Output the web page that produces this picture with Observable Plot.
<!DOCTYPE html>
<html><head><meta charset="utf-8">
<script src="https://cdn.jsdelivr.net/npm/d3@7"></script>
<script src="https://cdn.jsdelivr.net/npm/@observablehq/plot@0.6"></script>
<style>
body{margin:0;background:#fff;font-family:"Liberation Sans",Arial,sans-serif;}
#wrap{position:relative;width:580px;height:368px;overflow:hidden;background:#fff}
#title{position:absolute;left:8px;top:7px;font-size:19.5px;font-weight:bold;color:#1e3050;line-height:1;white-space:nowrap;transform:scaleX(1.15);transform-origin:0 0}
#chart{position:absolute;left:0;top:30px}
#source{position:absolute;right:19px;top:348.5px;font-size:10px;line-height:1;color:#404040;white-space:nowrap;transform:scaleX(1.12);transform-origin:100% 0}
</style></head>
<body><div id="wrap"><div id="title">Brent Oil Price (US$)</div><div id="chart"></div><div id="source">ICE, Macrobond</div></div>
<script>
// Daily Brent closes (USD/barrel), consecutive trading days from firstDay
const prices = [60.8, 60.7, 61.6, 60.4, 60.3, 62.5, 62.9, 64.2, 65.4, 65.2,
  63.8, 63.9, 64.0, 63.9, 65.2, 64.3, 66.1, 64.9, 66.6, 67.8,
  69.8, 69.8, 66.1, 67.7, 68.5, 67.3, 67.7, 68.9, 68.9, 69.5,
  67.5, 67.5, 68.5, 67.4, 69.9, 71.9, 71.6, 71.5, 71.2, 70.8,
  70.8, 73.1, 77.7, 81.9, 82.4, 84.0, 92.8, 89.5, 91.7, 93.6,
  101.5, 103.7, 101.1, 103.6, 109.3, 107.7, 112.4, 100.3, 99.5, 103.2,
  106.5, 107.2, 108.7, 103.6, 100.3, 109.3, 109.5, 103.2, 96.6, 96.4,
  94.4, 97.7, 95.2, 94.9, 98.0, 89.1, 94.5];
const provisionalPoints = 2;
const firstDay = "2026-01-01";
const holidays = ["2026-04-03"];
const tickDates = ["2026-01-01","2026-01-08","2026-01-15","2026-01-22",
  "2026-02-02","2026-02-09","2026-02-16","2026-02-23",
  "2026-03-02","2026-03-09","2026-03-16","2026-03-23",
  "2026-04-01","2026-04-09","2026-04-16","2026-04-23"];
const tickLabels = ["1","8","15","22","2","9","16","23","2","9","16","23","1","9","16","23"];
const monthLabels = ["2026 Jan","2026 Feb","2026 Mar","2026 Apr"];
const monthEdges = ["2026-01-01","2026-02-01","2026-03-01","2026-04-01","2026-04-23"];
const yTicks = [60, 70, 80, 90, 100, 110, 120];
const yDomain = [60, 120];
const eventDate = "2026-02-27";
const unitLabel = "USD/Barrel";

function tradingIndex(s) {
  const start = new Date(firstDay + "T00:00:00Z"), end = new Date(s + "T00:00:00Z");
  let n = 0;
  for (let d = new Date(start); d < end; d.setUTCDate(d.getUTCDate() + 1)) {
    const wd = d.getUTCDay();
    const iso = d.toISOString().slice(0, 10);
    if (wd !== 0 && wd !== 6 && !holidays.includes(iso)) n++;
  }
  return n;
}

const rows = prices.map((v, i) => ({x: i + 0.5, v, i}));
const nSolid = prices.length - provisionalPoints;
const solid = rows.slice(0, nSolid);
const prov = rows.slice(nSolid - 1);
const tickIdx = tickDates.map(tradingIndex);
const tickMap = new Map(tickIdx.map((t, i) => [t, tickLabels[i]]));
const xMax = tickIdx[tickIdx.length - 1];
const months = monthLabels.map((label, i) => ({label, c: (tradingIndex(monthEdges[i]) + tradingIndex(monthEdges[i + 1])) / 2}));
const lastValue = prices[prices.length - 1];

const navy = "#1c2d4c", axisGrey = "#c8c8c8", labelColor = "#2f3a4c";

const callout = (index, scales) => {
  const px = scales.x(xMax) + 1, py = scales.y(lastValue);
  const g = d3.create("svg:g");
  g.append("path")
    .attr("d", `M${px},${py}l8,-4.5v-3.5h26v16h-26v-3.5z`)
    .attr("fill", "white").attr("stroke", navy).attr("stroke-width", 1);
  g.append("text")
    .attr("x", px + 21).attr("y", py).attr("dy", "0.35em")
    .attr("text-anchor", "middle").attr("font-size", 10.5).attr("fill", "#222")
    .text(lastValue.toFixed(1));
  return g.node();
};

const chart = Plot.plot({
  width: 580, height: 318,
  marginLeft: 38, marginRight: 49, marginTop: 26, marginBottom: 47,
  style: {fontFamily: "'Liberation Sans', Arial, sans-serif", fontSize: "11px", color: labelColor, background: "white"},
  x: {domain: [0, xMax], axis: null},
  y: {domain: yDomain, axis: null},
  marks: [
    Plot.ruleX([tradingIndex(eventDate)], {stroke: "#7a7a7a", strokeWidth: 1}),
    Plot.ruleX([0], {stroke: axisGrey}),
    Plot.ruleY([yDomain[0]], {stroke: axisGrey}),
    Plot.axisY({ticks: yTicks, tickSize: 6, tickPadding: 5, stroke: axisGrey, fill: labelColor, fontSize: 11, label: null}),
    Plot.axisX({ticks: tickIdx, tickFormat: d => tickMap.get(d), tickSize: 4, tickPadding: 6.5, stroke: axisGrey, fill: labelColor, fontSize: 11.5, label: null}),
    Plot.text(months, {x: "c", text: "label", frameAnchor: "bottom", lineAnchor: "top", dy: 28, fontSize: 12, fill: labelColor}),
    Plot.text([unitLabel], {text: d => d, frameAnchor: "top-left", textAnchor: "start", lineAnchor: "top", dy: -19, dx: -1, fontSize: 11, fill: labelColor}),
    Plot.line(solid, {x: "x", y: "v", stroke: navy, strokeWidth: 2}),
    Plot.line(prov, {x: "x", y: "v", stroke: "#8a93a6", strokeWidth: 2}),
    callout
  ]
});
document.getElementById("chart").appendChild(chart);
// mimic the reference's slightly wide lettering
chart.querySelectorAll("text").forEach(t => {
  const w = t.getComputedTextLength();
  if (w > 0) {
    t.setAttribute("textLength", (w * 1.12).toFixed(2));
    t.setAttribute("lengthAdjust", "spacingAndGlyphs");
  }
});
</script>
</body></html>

--- --- ---

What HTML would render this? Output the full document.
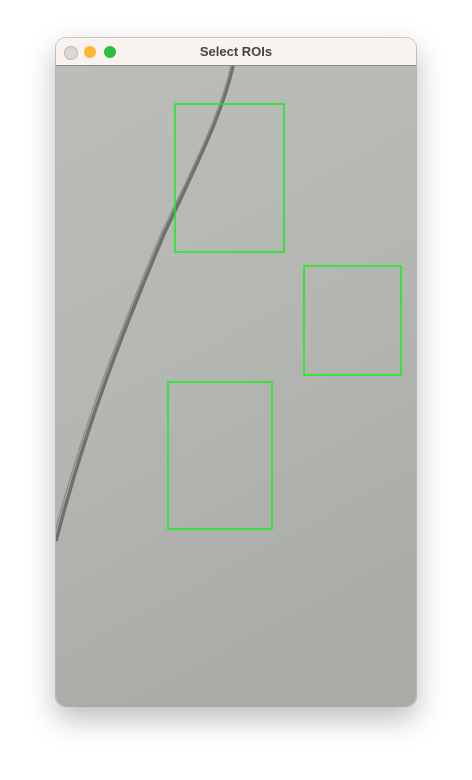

--- --- ---

The request: Copy down every line of the entries containing the word "document".

Finished exercise:
document.getElementById("chart").appendChild(chart);
What HTML would render this? Output the full document.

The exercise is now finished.